** Begin DATASET RECORDS **

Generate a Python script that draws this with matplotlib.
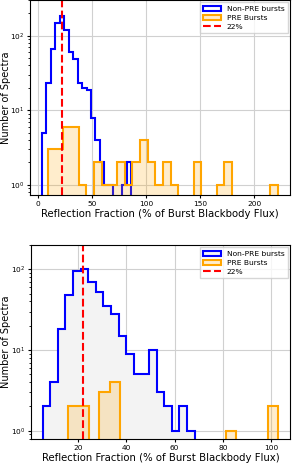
import numpy as np
import matplotlib
matplotlib.use('Agg')
import matplotlib.pyplot as plt

# Top panel: bin edges and counts
top_nonpre_edges = np.linspace(3.4, 86.0, 21)
top_nonpre_counts = [5, 23, 66, 150, 185, 120, 60, 49, 23, 20,
                     19, 8, 4, 2, 1, 1, 0, 0, 1, 2]
top_pre_edges = np.linspace(9.0, 222.0, 31)
top_pre_counts = [3, 3, 6, 6, 1, 0, 2, 1, 1, 2,
                  1, 2, 4, 2, 1, 2, 1, 0, 0, 2,
                  0, 0, 1, 2, 0, 0, 0, 0, 0, 1]

# Bottom panel
bot_nonpre_edges = np.linspace(5.3, 68.3, 21)
bot_nonpre_counts = [2, 4, 18, 48, 96, 100, 69, 52, 35, 28,
                     15, 9, 5, 5, 10, 3, 2, 1, 2, 1]
bot_pre_edges = np.linspace(15.6, 103.0, 21)
bot_pre_counts = [2, 2, 0, 3, 4, 0, 0, 0, 0, 0,
                  0, 0, 0, 0, 0, 1, 0, 0, 0, 2]

ref_line = 22

fig = plt.figure(figsize=(2.92, 4.65), dpi=100)
ax1 = fig.add_axes([0.103, 0.5806, 0.890, 0.419])
ax2 = fig.add_axes([0.106, 0.0559, 0.887, 0.417])


def draw_panel(ax, ne, nc, pe, pc, nonpre_fill, ylim, ylab_x):
    ax.hist(ne[:-1], bins=ne, weights=nc, histtype='stepfilled',
            facecolor=nonpre_fill, edgecolor='blue', linewidth=1.5,
            label='Non-PRE bursts')
    ax.hist(pe[:-1], bins=pe, weights=pc, histtype='stepfilled',
            facecolor=(1.0, 0.647, 0.0, 0.2), edgecolor='orange',
            linewidth=1.5, label='PRE Bursts')
    ax.axvline(ref_line, color='red', linestyle='--', linewidth=1.5,
               label='22%')
    ax.set_yscale('log')
    ax.set_ylim(*ylim)
    ax.set_xlabel('Reflection Fraction (% of Burst Blackbody Flux)',
                  fontsize=7.3, labelpad=1.5)
    ax.set_ylabel('Number of Spectra', fontsize=7.0)
    ax.yaxis.set_label_coords(ylab_x, 0.5)
    ax.tick_params(labelsize=5.3, length=2.5, pad=1.5)
    ax.tick_params(which='minor', length=1.5)
    ax.grid(True, color='#d0d0d0', linewidth=0.8)
    ax.set_axisbelow(True)
    ax.legend(loc='upper right', fontsize=5.4, handlelength=2.3,
              borderpad=0.45, labelspacing=0.35, fancybox=False,
              borderaxespad=0.3)


draw_panel(ax1, top_nonpre_edges, top_nonpre_counts,
           top_pre_edges, top_pre_counts, 'none', (0.73, 300), -0.072)
draw_panel(ax2, bot_nonpre_edges, bot_nonpre_counts,
           bot_pre_edges, bot_pre_counts, '#f3f3f3', (0.79, 200), -0.076)

fig.savefig('out.png', dpi=100)
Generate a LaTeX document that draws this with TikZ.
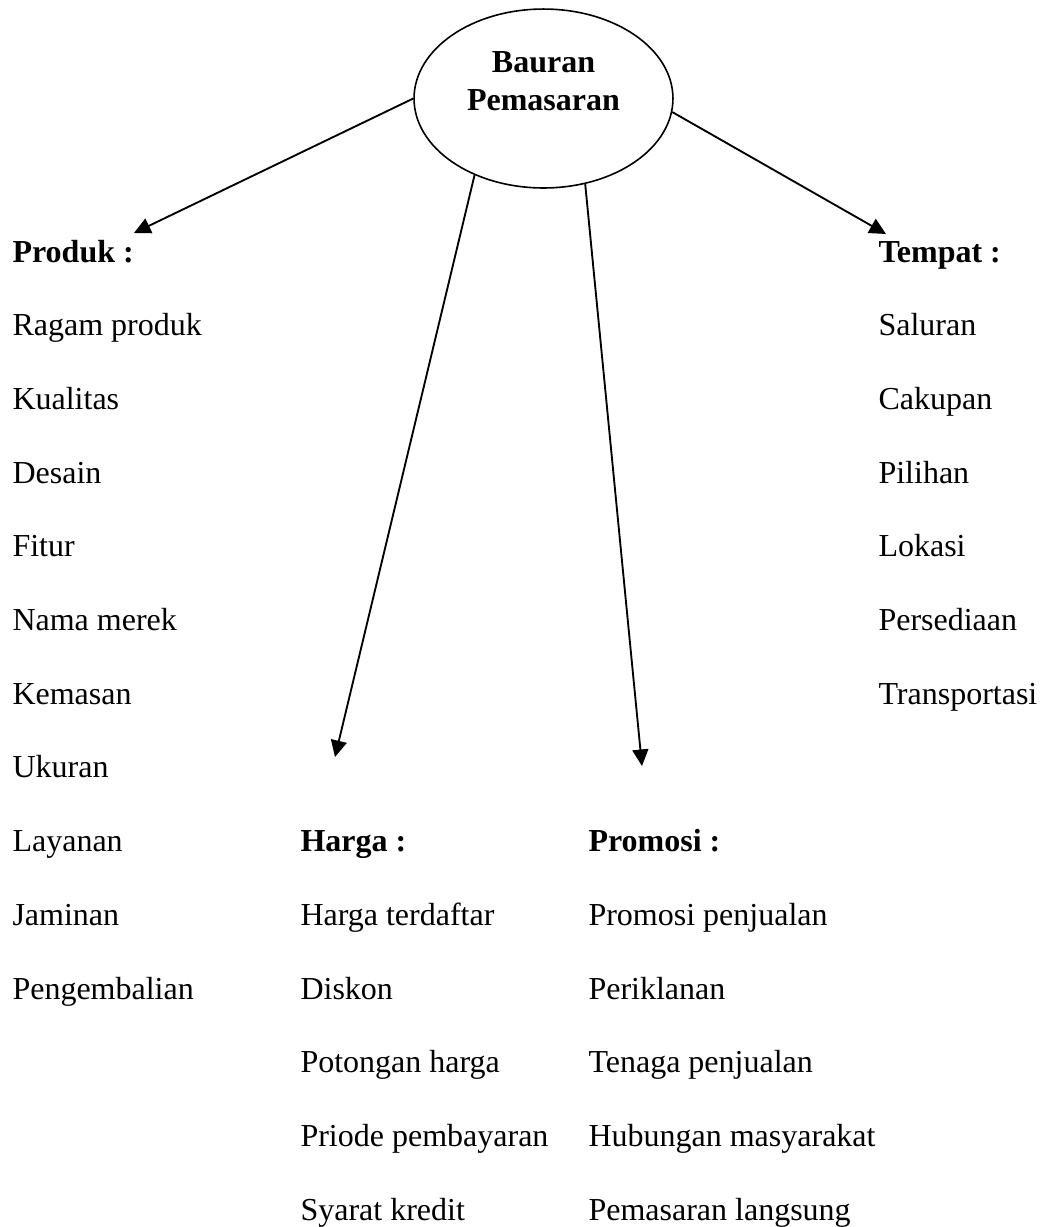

** End DATASET RECORDS **

EXERCISE REQUIREMENTS: Take the listing and print it again exactly, but without any pictures.

RESPONSE TO THIS TASK:
Generate a Python script that draws this with matplotlib.
import numpy as np
import matplotlib
matplotlib.use('Agg')
import matplotlib.pyplot as plt

# Top panel: bin edges and counts
top_nonpre_edges = np.linspace(3.4, 86.0, 21)
top_nonpre_counts = [5, 23, 66, 150, 185, 120, 60, 49, 23, 20,
                     19, 8, 4, 2, 1, 1, 0, 0, 1, 2]
top_pre_edges = np.linspace(9.0, 222.0, 31)
top_pre_counts = [3, 3, 6, 6, 1, 0, 2, 1, 1, 2,
                  1, 2, 4, 2, 1, 2, 1, 0, 0, 2,
                  0, 0, 1, 2, 0, 0, 0, 0, 0, 1]

# Bottom panel
bot_nonpre_edges = np.linspace(5.3, 68.3, 21)
bot_nonpre_counts = [2, 4, 18, 48, 96, 100, 69, 52, 35, 28,
                     15, 9, 5, 5, 10, 3, 2, 1, 2, 1]
bot_pre_edges = np.linspace(15.6, 103.0, 21)
bot_pre_counts = [2, 2, 0, 3, 4, 0, 0, 0, 0, 0,
                  0, 0, 0, 0, 0, 1, 0, 0, 0, 2]

ref_line = 22

fig = plt.figure(figsize=(2.92, 4.65), dpi=100)
ax1 = fig.add_axes([0.103, 0.5806, 0.890, 0.419])
ax2 = fig.add_axes([0.106, 0.0559, 0.887, 0.417])


def draw_panel(ax, ne, nc, pe, pc, nonpre_fill, ylim, ylab_x):
    ax.hist(ne[:-1], bins=ne, weights=nc, histtype='stepfilled',
            facecolor=nonpre_fill, edgecolor='blue', linewidth=1.5,
            label='Non-PRE bursts')
    ax.hist(pe[:-1], bins=pe, weights=pc, histtype='stepfilled',
            facecolor=(1.0, 0.647, 0.0, 0.2), edgecolor='orange',
            linewidth=1.5, label='PRE Bursts')
    ax.axvline(ref_line, color='red', linestyle='--', linewidth=1.5,
               label='22%')
    ax.set_yscale('log')
    ax.set_ylim(*ylim)
    ax.set_xlabel('Reflection Fraction (% of Burst Blackbody Flux)',
                  fontsize=7.3, labelpad=1.5)
    ax.set_ylabel('Number of Spectra', fontsize=7.0)
    ax.yaxis.set_label_coords(ylab_x, 0.5)
    ax.tick_params(labelsize=5.3, length=2.5, pad=1.5)
    ax.tick_params(which='minor', length=1.5)
    ax.grid(True, color='#d0d0d0', linewidth=0.8)
    ax.set_axisbelow(True)
    ax.legend(loc='upper right', fontsize=5.4, handlelength=2.3,
              borderpad=0.45, labelspacing=0.35, fancybox=False,
              borderaxespad=0.3)


draw_panel(ax1, top_nonpre_edges, top_nonpre_counts,
           top_pre_edges, top_pre_counts, 'none', (0.73, 300), -0.072)
draw_panel(ax2, bot_nonpre_edges, bot_nonpre_counts,
           bot_pre_edges, bot_pre_counts, '#f3f3f3', (0.79, 200), -0.076)

fig.savefig('out.png', dpi=100)
Generate a LaTeX document that draws this with TikZ.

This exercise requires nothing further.